Joe Biden leads President Trump in nine battleground states heading into the crucial final stretch of the 2020 presidential campaign, according to new Morning Consult polling released on Tuesday.
The polling includes data from 11 electoral battlegrounds: Arizona, Colorado, Florida, Georgia, Michigan, Minnesota, North Carolina, Ohio, Pennsylvania, Texas and Wisconsin. Biden holds the lead in all but two of those states — Texas and Ohio — according to the polling data.
The surveys were conducted Aug. 21-30 and capture voter sentiments in some of the most critical battlegrounds in the wake of the Democratic and Republican national conventions.
In the vast majority of battleground states included in the polling, the conventions appeared to have little impact on the state of the race, with both candidates seeing only slight changes in their support in the days after their party’s convention.

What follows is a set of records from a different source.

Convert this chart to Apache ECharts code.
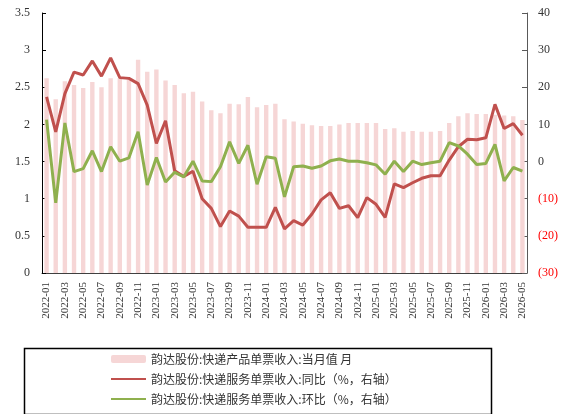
<!DOCTYPE html>
<html lang="zh">
  <head>
    <meta charset="UTF-8" />
    <title>韵达股份 单票收入</title>
    <script src="https://cdn.jsdelivr.net/npm/echarts@6/dist/echarts.min.js"></script>
    <style>
      body { margin: 0; background: #fff; }
    </style>
  </head>
  <body>
    <div id="main" style="width: 570px; height: 414px"></div>
    <script type="text/javascript">
      // months on the x axis
      const months = [
        "2022-01", "2022-02", "2022-03", "2022-04", "2022-05", "2022-06", "2022-07", "2022-08", "2022-09", "2022-10", "2022-11", "2022-12",
        "2023-01", "2023-02", "2023-03", "2023-04", "2023-05", "2023-06", "2023-07", "2023-08", "2023-09", "2023-10", "2023-11", "2023-12",
        "2024-01", "2024-02", "2024-03", "2024-04", "2024-05", "2024-06", "2024-07", "2024-08", "2024-09", "2024-10", "2024-11", "2024-12",
        "2025-01", "2025-02", "2025-03", "2025-04", "2025-05", "2025-06", "2025-07", "2025-08", "2025-09", "2025-10", "2025-11", "2025-12",
        "2026-01", "2026-02", "2026-03", "2026-04", "2026-05",
      ];
      // 快递产品单票收入:当月值 (元, left axis)
      const unitRevenue = [
        2.62, 2.34, 2.58, 2.53, 2.49, 2.57, 2.50, 2.62, 2.62, 2.62, 2.87, 2.71,
        2.74, 2.59, 2.53, 2.42, 2.44, 2.31, 2.19, 2.15, 2.28, 2.27, 2.37, 2.23,
        2.26, 2.28, 2.07, 2.04, 2.01, 1.99, 1.98, 1.98, 2.00, 2.02, 2.02, 2.02,
        2.02, 1.94, 1.95, 1.90, 1.91, 1.90, 1.90, 1.91, 2.02, 2.11, 2.15, 2.14,
        2.14, 2.13, 2.12, 2.11, 2.06,
      ];
      // 同比 (%, right axis)
      const yoy = [
        17.4, 8.0, 18.3, 24.1, 23.3, 27.1, 23.0, 27.9, 22.6, 22.4, 21.0, 15.2,
        4.9, 11.0, -2.5, -4.0, -2.6, -10.0, -12.6, -17.5, -13.3, -14.7, -17.7, -17.7,
        -17.7, -12.3, -18.1, -15.9, -17.1, -14.1, -10.3, -8.4, -12.6, -11.9, -15.1, -9.7,
        -11.5, -15.0, -6.0, -7.0, -5.7, -4.5, -3.8, -3.8, 0.4, 4.0, 6.0, 5.9,
        6.4, 15.4, 8.9, 10.2, 7.1,
      ];
      // 环比 (%, right axis)
      const mom = [
        11.3, -11.1, 10.4, -2.7, -1.9, 2.9, -2.7, 4.0, 0.1, 1.0, 8.0, -6.3,
        1.1, -5.5, -2.9, -4.1, 0.1, -5.2, -5.4, -1.4, 5.3, -0.5, 4.4, -6.1,
        1.3, 0.9, -9.5, -1.4, -1.2, -1.8, -1.2, 0.2, 0.7, 0.1, 0.1, -0.3,
        -0.9, -3.4, 0.1, -2.7, 0.1, -0.8, -0.3, 0.1, 5.1, 4.2, 2.0, -0.8,
        -0.5, 4.6, -5.2, -1.6, -2.6,
      ];
      const seriesNames = [
        "韵达股份:快递产品单票收入:当月值 月",
        "韵达股份:快递服务单票收入:同比（%，右轴）",
        "韵达股份:快递服务单票收入:环比（%，右轴）",
      ];

      const serif = "'Liberation Serif', 'Times New Roman', serif";
      const cjk = "'Noto Sans CJK SC', sans-serif";
      // hide the dot in the middle of the line legend icons
      const noDot = { color: "transparent", borderColor: "transparent", borderWidth: 0 };

      let myChart = echarts.init(document.getElementById("main"));
      let options = {
        animation: false,
        backgroundColor: "#fff",
        grid: { left: 42, right: 43, top: 13, bottom: 141 },
        xAxis: {
          type: "category",
          data: months,
          axisLine: { lineStyle: { color: "#404040", width: 1 } },
          axisTick: { inside: true, length: 4, interval: 1, lineStyle: { color: "#404040" } },
          axisLabel: {
            interval: 1,
            rotate: 90,
            margin: 9,
            fontFamily: serif,
            fontSize: 11,
            color: "#333",
          },
        },
        yAxis: [
          {
            type: "value",
            min: 0,
            max: 3.5,
            interval: 0.5,
            splitLine: { show: false },
            axisLine: { show: true, lineStyle: { color: "#000" } },
            axisTick: { show: true, inside: true, length: 4, lineStyle: { color: "#000" } },
            axisLabel: { margin: 12, fontFamily: serif, fontSize: 12, color: "#333" },
          },
          {
            type: "value",
            min: -30,
            max: 40,
            interval: 10,
            splitLine: { show: false },
            axisLine: { show: true, lineStyle: { color: "#595959" } },
            axisTick: { show: true, inside: true, length: 5, lineStyle: { color: "#595959" } },
            axisLabel: {
              margin: 11,
              fontFamily: serif,
              fontSize: 12,
              formatter: (v) => (v < 0 ? "(" + Math.abs(v) + ")" : String(v)),
              color: (v) => (Number(v) < 0 ? "#ff0000" : "#333"),
            },
          },
        ],
        legend: {
          orient: "vertical",
          left: 105,
          top: 348,
          itemWidth: 35,
          itemHeight: 8,
          itemGap: 8,
          textStyle: { fontFamily: cjk, fontSize: 12, color: "#333" },
          data: [
            { name: seriesNames[0] },
            { name: seriesNames[1], itemStyle: noDot },
            { name: seriesNames[2], itemStyle: noDot },
          ],
        },
        graphic: [
          {
            type: "rect",
            left: 22,
            top: 346,
            shape: { width: 467, height: 66 },
            style: { fill: "none", stroke: "#000", lineWidth: 1.5 },
            silent: true,
          },
        ],
        series: [
          {
            name: seriesNames[0],
            type: "bar",
            yAxisIndex: 0,
            barWidth: "48%",
            itemStyle: { color: "#f6d6d6" },
            data: unitRevenue,
          },
          {
            name: seriesNames[1],
            type: "line",
            yAxisIndex: 1,
            symbol: "none",
            lineStyle: { color: "#c0504d", width: 3 },
            itemStyle: { color: "#c0504d" },
            data: yoy,
          },
          {
            name: seriesNames[2],
            type: "line",
            yAxisIndex: 1,
            symbol: "none",
            lineStyle: { color: "#8fb04e", width: 3 },
            itemStyle: { color: "#8fb04e" },
            data: mom,
          },
        ],
      };
      myChart.setOption(options);
    </script>
  </body>
</html>
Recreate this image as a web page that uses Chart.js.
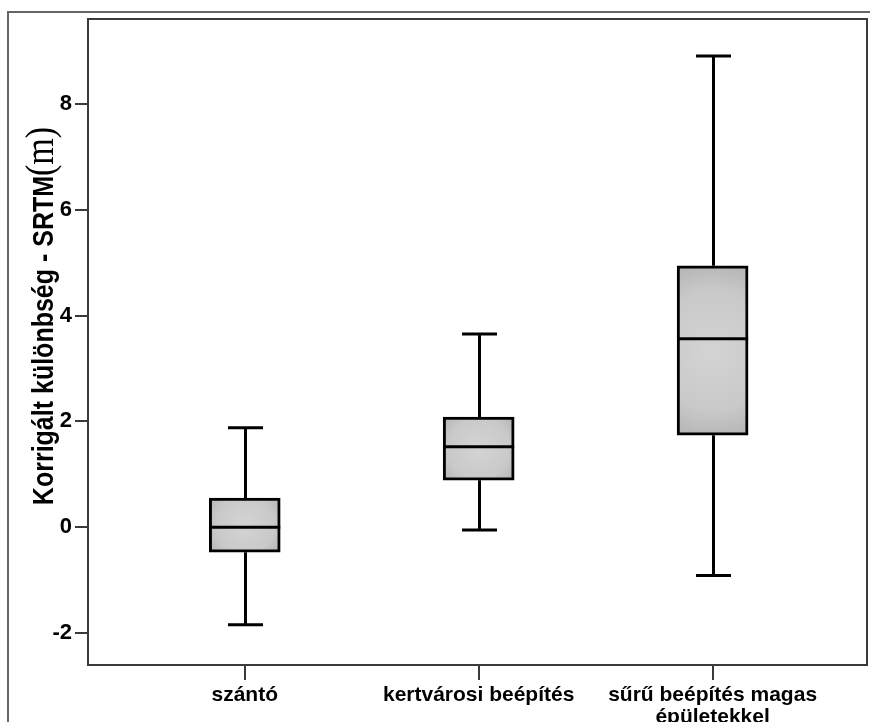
<!DOCTYPE html>
<html>
<head>
<meta charset="utf-8">
<script src="https://cdn.jsdelivr.net/npm/chart.js@4.4.1/dist/chart.umd.min.js"></script>
<style>
  html, body { margin: 0; padding: 0; background: #fff; }
  #box { position: absolute; left: 0; top: 0; width: 870px; height: 722px; }
</style>
</head>
<body>
<div id="box"><canvas id="boxChart" width="870" height="722"></canvas></div>
<script>
// categories and box plot statistics
var categories = ['szántó', 'kertvárosi beépítés', ['sűrű beépítés magas', 'épületekkel']];
var positions = [1, 2, 3];
var whiskerLow = [-1.84, -0.05, -0.91];
var quartile1 = [-0.47, 0.89, 1.74];
var medians = [0.0, 1.52, 3.56];
var quartile3 = [0.55, 2.08, 4.94];
var whiskerHigh = [1.88, 3.65, 8.90];
var yTicks = [-2, 0, 2, 4, 6, 8];

var titleMain = 'Korrigált különbség - SRTM';
var titleUnit = '(m)';

var BOX_W = 71;
var CAP_W = 35;

function boxFill(ctx) {
	var chart = ctx.chart;
	if (!chart.chartArea || ctx.raw === undefined) return '#c4c4c4';
	var xs = chart.scales.x, ys = chart.scales.y;
	var cx = xs.getPixelForValue(ctx.raw.x);
	var top = ys.getPixelForValue(ctx.raw.y[1]);
	var bot = ys.getPixelForValue(ctx.raw.y[0]);
	var cy = (top + bot) / 2;
	var r = Math.sqrt(Math.pow(BOX_W / 2, 2) + Math.pow((bot - top) / 2, 2));
	var g = chart.ctx.createRadialGradient(cx, cy, 0, cx, cy, r);
	g.addColorStop(0, '#d4d4d4');
	g.addColorStop(0.65, '#c9c9c9');
	g.addColorStop(1, '#b3b3b3');
	return g;
}

/*-----whiskers, medians, frames, title-----*/
var boxExtras = {
	id: 'boxExtras',
	beforeDatasetsDraw: function(chart) {
		var ctx = chart.ctx, xs = chart.scales.x, ys = chart.scales.y;
		ctx.save();
		ctx.strokeStyle = '#000';
		ctx.lineWidth = 3;
		positions.forEach(function(p, i) {
			var x = Math.round(xs.getPixelForValue(p)) + 0.5;
			var yHi = ys.getPixelForValue(whiskerHigh[i]);
			var yLo = ys.getPixelForValue(whiskerLow[i]);
			ctx.beginPath();
			ctx.moveTo(x, yHi); ctx.lineTo(x, ys.getPixelForValue(quartile3[i]));
			ctx.moveTo(x, yLo); ctx.lineTo(x, ys.getPixelForValue(quartile1[i]));
			ctx.moveTo(x - CAP_W / 2, yHi); ctx.lineTo(x + CAP_W / 2, yHi);
			ctx.moveTo(x - CAP_W / 2, yLo); ctx.lineTo(x + CAP_W / 2, yLo);
			ctx.stroke();
		});
		ctx.restore();
	},
	afterDatasetsDraw: function(chart) {
		var ctx = chart.ctx, xs = chart.scales.x, ys = chart.scales.y;
		ctx.save();
		ctx.strokeStyle = '#000';
		ctx.lineWidth = 3;
		positions.forEach(function(p, i) {
			var x = xs.getPixelForValue(p);
			var y = ys.getPixelForValue(medians[i]);
			ctx.beginPath();
			ctx.moveTo(x - BOX_W / 2, y); ctx.lineTo(x + BOX_W / 2, y);
			ctx.stroke();
		});
		ctx.restore();
	},
	afterDraw: function(chart) {
		var ctx = chart.ctx, a = chart.chartArea;
		ctx.save();
		// plot frame
		ctx.strokeStyle = '#3a3a3a';
		ctx.lineWidth = 2;
		ctx.strokeRect(a.left, a.top, a.right - a.left, a.bottom - a.top);
		// outer frame
		ctx.strokeStyle = '#666';
		ctx.beginPath();
		ctx.moveTo(8, 722); ctx.lineTo(8, 12); ctx.lineTo(870, 12);
		ctx.stroke();
		// y axis title, mixed fonts
		ctx.fillStyle = '#000';
		ctx.textBaseline = 'alphabetic';
		ctx.textAlign = 'left';
		ctx.font = 'bold 25px "Liberation Sans", Arial, sans-serif';
		var w1 = ctx.measureText(titleMain).width;
		ctx.font = '34px "Liberation Serif", "Times New Roman", serif';
		var w2 = ctx.measureText(titleUnit).width;
		var start = 316 + (w1 + w2) / 2;
		ctx.translate(53, start);
		ctx.rotate(-Math.PI / 2);
		ctx.scale(1, 1.15);
		ctx.font = 'bold 25px "Liberation Sans", Arial, sans-serif';
		ctx.fillText(titleMain, 0, 0);
		ctx.font = '34px "Liberation Serif", "Times New Roman", serif';
		ctx.fillText(titleUnit, w1, 0);
		ctx.restore();
	}
};

var tickFont = { family: '"Liberation Sans", Arial, sans-serif', size: 22, weight: 'bold' };

new Chart(document.getElementById('boxChart').getContext('2d'), {
	type: 'bar',
	data: {
		datasets: [{
			data: positions.map(function(p, i) { return { x: p, y: [quartile1[i], quartile3[i]] }; }),
			backgroundColor: boxFill,
			borderColor: '#000',
			borderWidth: 3,
			borderSkipped: false,
			barThickness: BOX_W
		}]
	},
	options: {
		responsive: false,
		devicePixelRatio: 1,
		animation: false,
		layout: { padding: { top: 19, right: 3, left: 0, bottom: 0 } },
		plugins: {
			legend: { display: false },
			tooltip: { enabled: false },
			title: { display: false }
		},
		scales: {
			x: {
				type: 'linear',
				min: 0.33,
				max: 3.66,
				offset: false,
				afterBuildTicks: function(scale) {
					scale.ticks = positions.map(function(v) { return { value: v }; });
				},
				afterFit: function(scale) { scale.height = 57; },
				grid: { offset: false, drawOnChartArea: false, drawTicks: true, tickLength: 15, color: '#3a3a3a', lineWidth: 2 },
				border: { display: true, color: '#3a3a3a', width: 2 },
				ticks: {
					autoSkip: false,
					maxRotation: 0,
					padding: 4,
					color: '#000',
					font: { family: tickFont.family, size: 21, weight: 'bold', lineHeight: 1.05 },
					callback: function(v) {
						var i = positions.indexOf(v);
						return i >= 0 ? categories[i] : '';
					}
				}
			},
			y: {
				min: -2.6,
				max: 9.6,
				afterBuildTicks: function(scale) {
					scale.ticks = yTicks.map(function(v) { return { value: v }; });
				},
				afterFit: function(scale) { scale.width = 88; },
				grid: { drawOnChartArea: false, drawTicks: true, tickLength: 13, color: '#3a3a3a', lineWidth: 2 },
				border: { display: true, color: '#3a3a3a', width: 2 },
				ticks: {
					padding: 3,
					color: '#000',
					font: tickFont
				}
			}
		}
	},
	plugins: [boxExtras]
});
</script>
</body>
</html>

The one exception was Arizona, where Biden saw a bump in support following the Democratic National Convention. Pre-convention polling from Morning Consult showed the former vice president with 45 percent support in the state to Trump’s 47 percent. In the latest poll, however, Biden leads Trump 52 percent to 42 percent.
Trump carried Arizona by 3.5 points in the 2016 presidential election. Since then, however, Democrats have pumped millions of dollars into the state in an effort to turn it blue. Biden’s post-convention polling bump suggests that their efforts may be paying off.
Nationally, Biden also holds the lead over Trump, though neither candidate saw a change in support following their respective conventions. The Morning Consult poll shows the former vice president garnering 51 percent of the vote to Trump’s 43 percent.
Still, that suggests that Biden is in a better position heading into the final stretch of the campaign than Hillary Clinton was four years ago. At this point in the 2016, Clinton led Trump by only 3 percentage points, according to Morning Consult polling data.
The surveys are based on responses from 17,813 likely voters across the 11 battleground states. The margins of error for each state range from 2 percentage points to 4 percentage points.